The episode isn't all about art and wars: Bourdain manages to eat plenty of things, too. The majority of it is laced with the "ubiquitous" spice, paprika. Most dishes he encounters are rich, hearty, and meaty, like a venison stew and giant pork schnitzel ("If a big wave came, I could surf this thing back to my hotel") he eats at a local working-class restaurant. While in Budapest, Bourdain also indulges in a plate of blood sausage at a butcher stop, home-cooked chicken paprikash, and plenty of foie gras. Here are the 21 best Bourdain quotes from Parts Unknown Budapest:

1. On the aesthetics of Budapest: "It's beautiful here. They said that of course, that Budapest is beautiful. But it is in fact almost ludicrously beautiful."

2. On the city's architecture: "If there was such a thing as building porn, it would be this. Just looking out the window as your drive or trolley by you think, 'I want that. Who lives there? Who lived there? What's it like inside? And where did they go?'"

Photo: CNN

Photo: CNN

3. On the New York Cafe: "The New York Cafe is one of the last remnants of a society where artists and writers were valued citizens, regardless of financial means."

4. On how the New York Cafe used to be: "Here like in most cafes at that time, a few cents or a few bucks could buy you space all day long sipping your coffee, thinking great thoughts."

5. On how the New York Cafe used to be, part two: "Nobody would hassle you. It was a petri dish of creativity. No hipster neck-beater barista would make you feel bad about not spending any dough."
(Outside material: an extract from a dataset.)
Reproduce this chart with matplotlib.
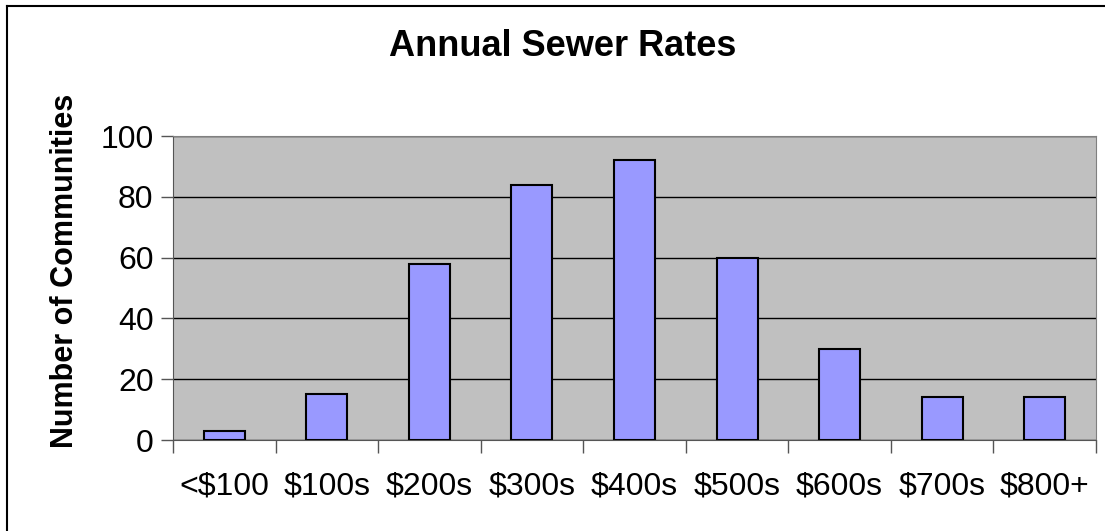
import matplotlib
matplotlib.use("Agg")
import matplotlib.pyplot as plt
from matplotlib.lines import Line2D
import numpy as np

categories = ["<$100", "$100s", "$200s", "$300s", "$400s", "$500s", "$600s", "$700s", "$800+"]
counts = [3, 15, 58, 84, 92, 60, 30, 14, 14]
y_ticks = [0, 20, 40, 60, 80, 100]

plt.rcParams["font.family"] = ["Liberation Sans", "DejaVu Sans"]

fig = plt.figure(figsize=(11.05, 5.31), dpi=100)
ax = fig.add_axes([173 / 1105, 1 - 440 / 531, (1096 - 173) / 1105, (440 - 136) / 531])

x = np.arange(len(categories))
ax.set_facecolor("#c0c0c0")
ax.bar(x, counts, width=0.4, color="#9999ff", edgecolor="black", linewidth=1.5, zorder=3)

ax.set_xlim(-0.5, len(categories) - 0.5)
ax.set_ylim(0, 100)
ax.set_yticks(y_ticks)
ax.set_yticklabels([str(v) for v in y_ticks], fontsize=23)
ax.yaxis.grid(True, color="black", linewidth=1, zorder=1)

ax.set_xticks(x)
ax.set_xticklabels(categories, fontsize=23)
ax.set_xticks(np.arange(len(categories) + 1) - 0.5, minor=True)
ax.tick_params(axis="x", which="major", length=0, pad=23)
ax.tick_params(axis="x", which="minor", length=9, width=1, color="#555555", direction="out")
ax.tick_params(axis="y", length=9, width=1, color="#555555", direction="out", pad=5)

for side in ["top", "right"]:
    ax.spines[side].set_color("#808080")
for side in ["left", "bottom"]:
    ax.spines[side].set_color("#555555")

# title and axis label sit relative to the whole chart area, not the plot area
fig.text(563 / 1105, 1 - 47 / 531, "Annual Sewer Rates", fontsize=26, fontweight="bold",
         ha="center", va="center")
fig.text(65 / 1105, 1 - 271 / 531, "Number of Communities", fontsize=22, fontweight="bold",
         rotation=90, ha="center", va="center")

# outer chart frame (left and top edges visible)
fig.add_artist(Line2D([7 / 1105, 7 / 1105], [0, 1 - 6 / 531], transform=fig.transFigure, color="black", linewidth=1.5))
fig.add_artist(Line2D([7 / 1105, 1], [1 - 6 / 531, 1 - 6 / 531], transform=fig.transFigure, color="black", linewidth=1.5))

fig.savefig("out.png", dpi=100)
6. On the availability of foie gras: "Foie gras is everywhere in Hungary. All over every menu, and it's good, real good."

Photo: CNN/Parts Unknown

Photo: CNN/Parts Unknown

7. On what he ordered for his meal: "I'm going for the pork throttle stew, mostly because I like the sound of throttle."

8. On what Budapest has to offer: "Of course it's not all foie gras and fine wines. There are other pleasures, just as awesome. Maybe, maybe even more awesome."

9. On why he no longer describes food: "Some of you have noticed — and complained — that I don't describe food any more on the show. That is a deliberate strategy on my part. It's really a lot like writing porn, after you have used the same adjectives over and over in like, you know, Penthouse letters. Look at it: It's chicken livers, it's bone marrow, it's paprika, it's a delicious pancake. Is it going to make your life better at all if I describe exactly how while smacking my lips annoyingly?"

Photo: Anthony Bourdain/Facebook

Photo: Anthony Bourdain/Facebook

10. On a giant pork schnitzel: "Behold, the massiveness, the surfboard sized, fried-to-order into a pan to only the highest standards, schnitzel of justice. Ride that baby all the way home."

11. On the giant pork schnitzel, part two: "I kid you not, this a is a testament to a great culture. Also gout, but who's counting?"

12. On the giant pork schnitzel, part three: "Do I get a t-shirt if I finish this? Or my picture on the wall?"

13. On why humans are born: "We are all of us perhaps, called to serve a higher purpose, put here on earth to do God's mysterious will."

14. On economist and meat enthusiast Daniel Peto: "Like St. Francis of Assisi, he wanders the Earth doing good works. In this case, highlighting the ancient arts of butchering, sausage making, and the preparation of many of the lord's creatures, as he himself would no doubt like to see them prepared."

15. On the sausage-making process at a butcher shop: "Dick jokes coming. Stand by for dick jokes."

16. On a plate of blood sausage: "And let there be blood. Delicious, delicious blood, in tube form. Served still steaming, nay heaving, engorged as you will with goodness, to squirt across your plate as you press against it with your fork."

Photo: CNN

Photo: CNN

17. On Hungarian bath houses: "One thing that hasn't changed through the years is the Hungarian affection for taking the waters — marinating in thermal baths. A tradition going back to the Romans, continued by the Ottomans, and something that survived through two wars and communism. And they do it in style."

18. On the old Hungarian secret police headquarters: "The building is abandoned. The door as it turns out, wide open... It still feels sad, a little haunted."

19. On life as as gypsy musician in Budapest: "It's hard life, that of a professional musician. As true a statement in Budapest, as anywhere."

20. On gypsy singer and cook Margrit Bango: "[She is] basically the Aretha Franklin of gypsy music — a household name."

21. On photography and film: "Do we emerge fully formed with a God-given eye for pictures, images that can move people? Or are we the end result of all the things we've seen, and all the things we've done, the places we've been? The places and people we've had to leave behind, all that has happened in your life."